1. En un mot, il faut caractériser cette note[1] comme de la prose bureaucratique (pour employer un langage trivial), car elle ne contient que des raisonnements très généraux, sans aucune analyse de la situation concrète, sans analyse des particularités du moment économique, sans examen des difficultés particulièrement importantes et des problèmes correspondants.

2. Cette note ne donne rien pour ce qui est de relier les divers aspects du plan économique. Pourtant, c’est bien cela que l’on attendait du Gosplan. Le problème du lien entre la production et la consommation, l’industrie, les transports, l’agr [iculture,] la circulation monétaire, l’import-export, les liens entre les différents secteurs, etc., sont autant de questions qui n'ont pas été posées. Il n’est même pas question de l'argent. Et pas davantage de l’autonomie comptable. Etc.

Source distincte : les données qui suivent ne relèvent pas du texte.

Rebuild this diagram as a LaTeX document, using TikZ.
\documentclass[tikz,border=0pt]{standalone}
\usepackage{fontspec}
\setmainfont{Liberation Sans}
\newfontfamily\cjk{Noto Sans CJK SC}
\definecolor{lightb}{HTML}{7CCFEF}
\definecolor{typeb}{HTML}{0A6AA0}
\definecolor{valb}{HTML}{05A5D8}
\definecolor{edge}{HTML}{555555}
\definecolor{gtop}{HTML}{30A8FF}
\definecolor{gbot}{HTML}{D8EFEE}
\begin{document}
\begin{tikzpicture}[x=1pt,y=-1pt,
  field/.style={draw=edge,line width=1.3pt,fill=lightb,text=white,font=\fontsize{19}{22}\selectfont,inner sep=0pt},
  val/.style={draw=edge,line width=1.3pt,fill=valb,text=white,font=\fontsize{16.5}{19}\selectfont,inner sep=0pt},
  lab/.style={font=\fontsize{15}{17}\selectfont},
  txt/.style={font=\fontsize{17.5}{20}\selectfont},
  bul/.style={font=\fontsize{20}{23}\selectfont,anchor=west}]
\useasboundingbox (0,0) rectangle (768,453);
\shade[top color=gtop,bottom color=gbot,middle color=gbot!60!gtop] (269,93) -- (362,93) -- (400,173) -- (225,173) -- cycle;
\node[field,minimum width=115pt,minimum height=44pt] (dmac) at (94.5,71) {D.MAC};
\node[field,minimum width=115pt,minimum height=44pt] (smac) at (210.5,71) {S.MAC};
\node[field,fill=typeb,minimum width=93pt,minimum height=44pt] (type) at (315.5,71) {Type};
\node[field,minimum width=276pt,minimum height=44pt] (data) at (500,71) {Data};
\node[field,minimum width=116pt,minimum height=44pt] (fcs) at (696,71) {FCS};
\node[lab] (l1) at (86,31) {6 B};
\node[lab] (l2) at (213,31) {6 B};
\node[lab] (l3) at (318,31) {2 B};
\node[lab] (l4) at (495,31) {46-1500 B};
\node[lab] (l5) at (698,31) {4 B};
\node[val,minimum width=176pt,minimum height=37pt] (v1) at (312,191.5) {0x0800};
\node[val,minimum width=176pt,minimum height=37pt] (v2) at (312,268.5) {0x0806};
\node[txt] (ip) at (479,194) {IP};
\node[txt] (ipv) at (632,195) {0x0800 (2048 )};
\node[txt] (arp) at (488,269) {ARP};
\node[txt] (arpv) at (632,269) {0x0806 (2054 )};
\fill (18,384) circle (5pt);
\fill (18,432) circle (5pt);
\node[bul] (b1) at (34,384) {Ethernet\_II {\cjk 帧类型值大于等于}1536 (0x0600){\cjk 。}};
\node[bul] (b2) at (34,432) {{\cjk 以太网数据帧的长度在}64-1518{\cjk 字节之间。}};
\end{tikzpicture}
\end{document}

3. Les problèmes les plus importants ont été éludés. Deux lignes sont consacrées au problème de l’élevage. Le problème de la main-d’œuvre qual [ifiée] est évoqué sans aucune analyse et sans aucun entendement de sa signification. Pas un mot sur la consommation et l’industrie légère.

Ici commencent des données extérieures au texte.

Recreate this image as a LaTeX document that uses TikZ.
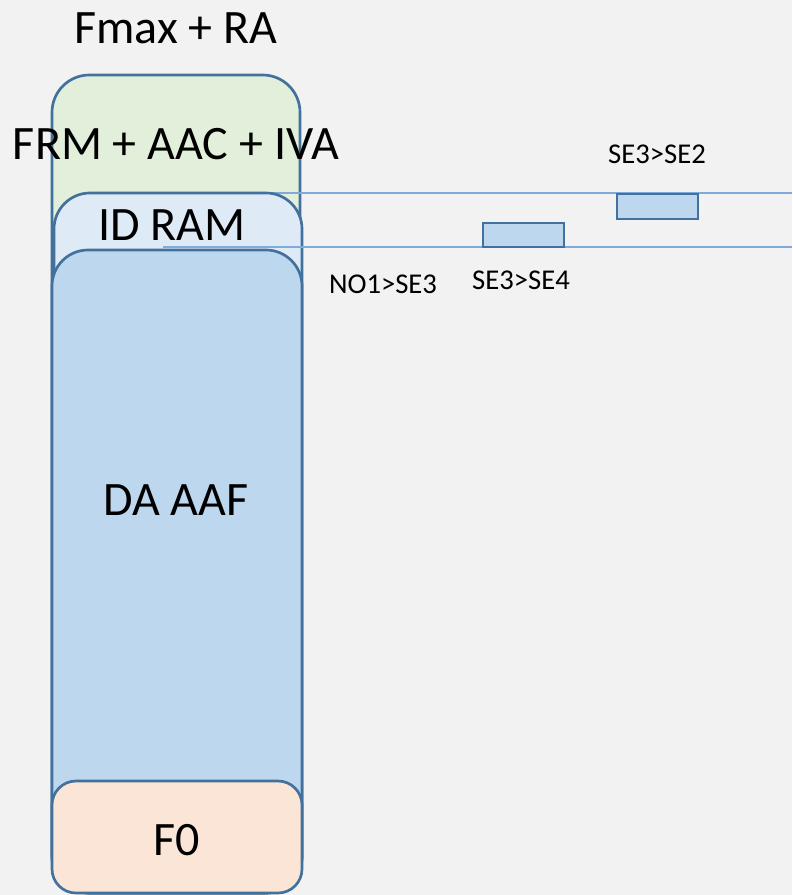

4. Il n’y a pas un mot sur les points de départ de la conception du deuxième quinquennat : pas d’allusion aux résultats approximatifs de la production du premier quinquennat, pas de caractéristique de la situation économique en général (sauf des phrases générales sur l’« achèvement des fondations» et autres façons d’éluder: pas un mot, par exemple, sur le caractère du marché d'aujourd'hui, sur ses particularités ; c’est pourquoi il n’y a rien sur l’autonomie comptable, rien non plus sur les problèmes de l'organisation des kolkhozes, sous l’angle de vue de l’autonomie comptable).

5. Pas un mot pour caractériser la situation écon [omique] internationale, en liaison avec la crise[2]. Il est tout à fait frappant que toute la problématique qui surgit de ce fait reste entièrement hors du champ de vue des auteurs. Pourtant, la chute des prix sur le marché mondial, du fait de la crise, contraint à poser ces problèmes que l’on ne peut ignorer.

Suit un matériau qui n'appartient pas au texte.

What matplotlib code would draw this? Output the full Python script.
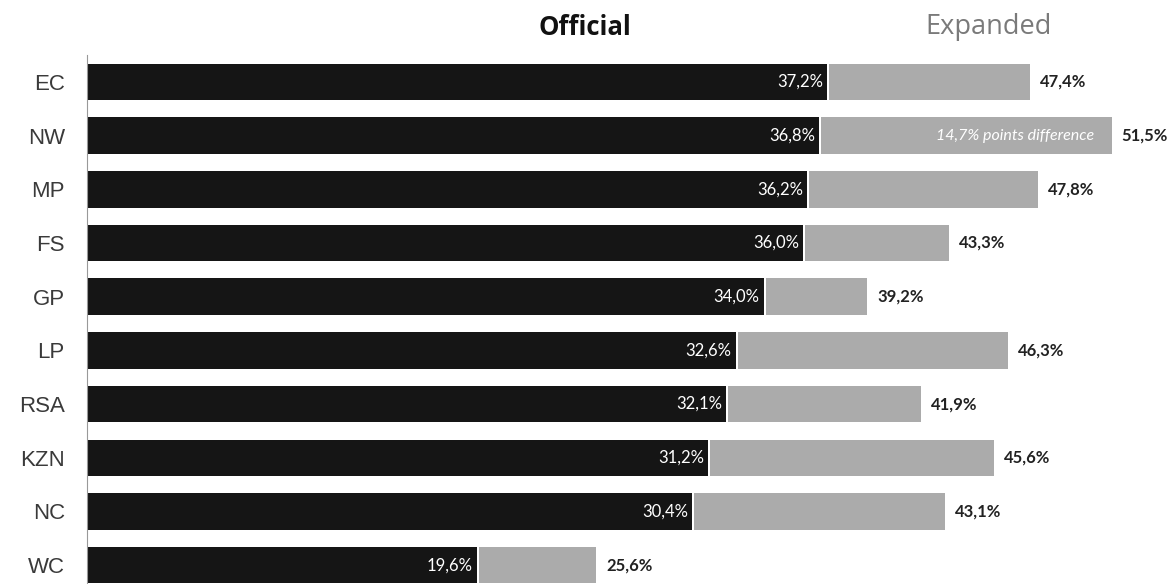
import matplotlib
matplotlib.use("Agg")
import matplotlib.pyplot as plt
import numpy as np

# Provinces, official vs expanded unemployment rate (%)
provinces = ["EC", "NW", "MP", "FS", "GP", "LP", "RSA", "KZN", "NC", "WC"]
official = [37.2, 36.8, 36.2, 36.0, 34.0, 32.6, 32.1, 31.2, 30.4, 19.6]
expanded = [47.4, 51.5, 47.8, 43.3, 39.2, 46.3, 41.9, 45.6, 43.1, 25.6]

dark = "#151515"
grey = "#ababab"

fig = plt.figure(figsize=(11.76, 5.84), dpi=100)
ax = fig.add_axes([87 / 1176, 0, (1176 - 87) / 1176, 529 / 584])

y = np.arange(len(provinces))
off = np.array(official)
exp = np.array(expanded)
h = 0.68

ax.barh(y, off, height=h, color=dark)
ax.barh(y, exp - off - 0.1, left=off + 0.1, height=h, color=grey)

for i in range(len(provinces)):
    ax.text(off[i] - 0.2, y[i], f"{official[i]:.1f}%".replace(".", ","),
            color="white", ha="right", va="center", fontsize=12, family="Lato")
    ax.text(exp[i] + 0.5, y[i], f"{expanded[i]:.1f}%".replace(".", ","),
            color="#222222", ha="left", va="center", fontsize=12,
            fontweight="bold", family="Lato")

# note inside the NW bar
nw = provinces.index("NW")
diff = expanded[nw] - official[nw]
ax.text(exp[nw] - 0.9, y[nw], f"{diff:.1f}% points difference".replace(".", ","),
        color="white", ha="right", va="center", fontsize=11.5, style="italic",
        family="Lato")

ax.set_xlim(0, (1176 - 87) / 19.9)
ax.set_ylim(9.35, -0.5)
ax.set_yticks(y, provinces)
ax.tick_params(axis="y", length=0, pad=16, labelsize=16, labelcolor="#3a3a3a")
for lab in ax.get_yticklabels():
    lab.set_family("Liberation Sans")
ax.set_xticks([])
for s in ["top", "right", "bottom"]:
    ax.spines[s].set_visible(False)
ax.spines["left"].set_color("#999999")
ax.spines["left"].set_linewidth(0.8)

fig.text(585 / 1176, 1 - 35 / 584, "Official", ha="center", va="baseline",
         fontsize=18.5, fontweight="bold", family="Open Sans", color="#111111")
fig.text(989 / 1176, 1 - 34 / 584, "Expanded", ha="center", va="baseline",
         fontsize=19.5, family="Open Sans", color="#7a7a7a")

fig.savefig("out.png", dpi=100)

6. Il n’y a rien sur la mobilisation de la science, même sur l’étude des richesses naturelles] et les prospections géol [ogiques]. En aucune façon (pas le moindre mot) n’est posé le problème des ouvriers et des ingénieurs étrangers.

7. Les chiffres qui sont fournis ne sont motivés par rien : aucune argumentation ne vient à l’appui. On donne pour la fonte le chiffre de 45 millions de tonnes (baisse par rapport à 60 millions de tonnes). Ce chiffre paraît exagéré, si l’on prend en compte : a) un manque à gagner vraisemblable de 17 millions de tonnes vers la fin du 1er quinquennat, b) la nécessité de transférer une partie des ressources à d’autres fronts et vers les goulets d’étranglement (les transports, la houille, l’industrie légère, les constructions mécaniques agr[icoles], etc.).

  1. Il s’agit vraisemblablement d’une note explicative qui accompagnait des indices chiffrés du développement économique du pays en 1931, présentée par le Gosplan de l’URSS.
  2. Il s’agit du second congrès international d’histoire des sciences et des techniques, qui s’est tenu à Londres du 29 juin au 3 juillet 1931.